# True LED Tail Lights - Smoked and INSTALLED w/ Pics



## TroySico (Apr 20, 2002)

Though I love the 2009 and newer LED-light-pipe tail lamps, I didn't end up going w/ them because they still use non-LED bulbs for the brakes, parking lamps and turn signals. Well, my wishes were granted when member "neu318" found some true LED style clusters on eBay. I did some more digging and found some smoked versions which solved all three wishes in one: 1) LED, 2) Smoked 3) Something really different. 
I like the smoked versions because they are not too JDM looking. Actually, I don't think these really look JDM but look more like something in.Pro would make and offer for the Euro-market - as they do for all the lucky A4 and A6 drivers out there.
These are made by a company called Eagle Eye that manufactures replacement headlights and tail lamp assemblies. The quality is not OEM but very near it. I had low expectations for $220 and they were exceeded.
I will now have a complete LED rear cluster including Amber turn signals but not the backup light. The Amber LED turn signal was done a while back w/ a very bright $50 Autolumination LED bulb and 4-ohm resistor. It actually showed up as Amber through the stock red-ish rear OEM lens.

Photo Review:
They came in 7-days and were very well packaged:








See the OEM and LED side by side - they look good w/ similar hardware.

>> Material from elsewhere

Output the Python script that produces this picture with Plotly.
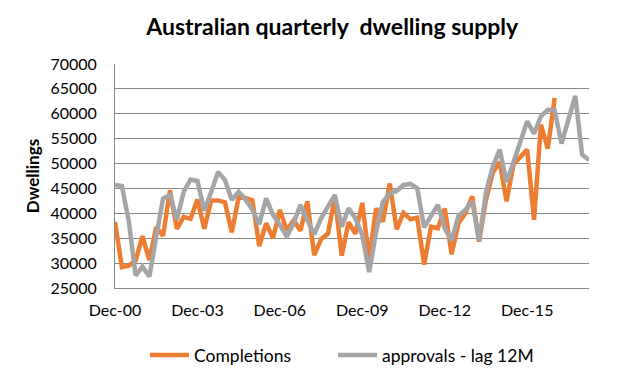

They installed like a snap and fit very well. I just need to warm up the rubber seal where it meets the hatch closing.
http://i860.photobucket.com/albums/ab163/troysicotte/Audi%20A3/April2010083.jpg[IMG]
Left = dark and LED! Right: BORING OEM:
[IMG]http://i860.photobucket.com/albums/ab163/troysicotte/Audi%20A3/April2010084.jpg 
Before pic of car's rear:








COMPLETION:








































OVERALL:
I am very happy with the $220 spent and really like the dark chrome see-through look that matches my headlights:








One thing that is strange is that inner rear-fogs seem to be on w/ the standard parking lights. I am still playing around w/ it but cannot figure out why the brightness would be different. It's like they're getting more current but LED's should either be 'on' or 'off.' I don't have the euro-headlight switch but that's next on the list so we'll see if that changes output. They still get brighter w/ the brake lights which will make folks behind me very happy!
I have a video of it all working if anyone is interested in seeing it.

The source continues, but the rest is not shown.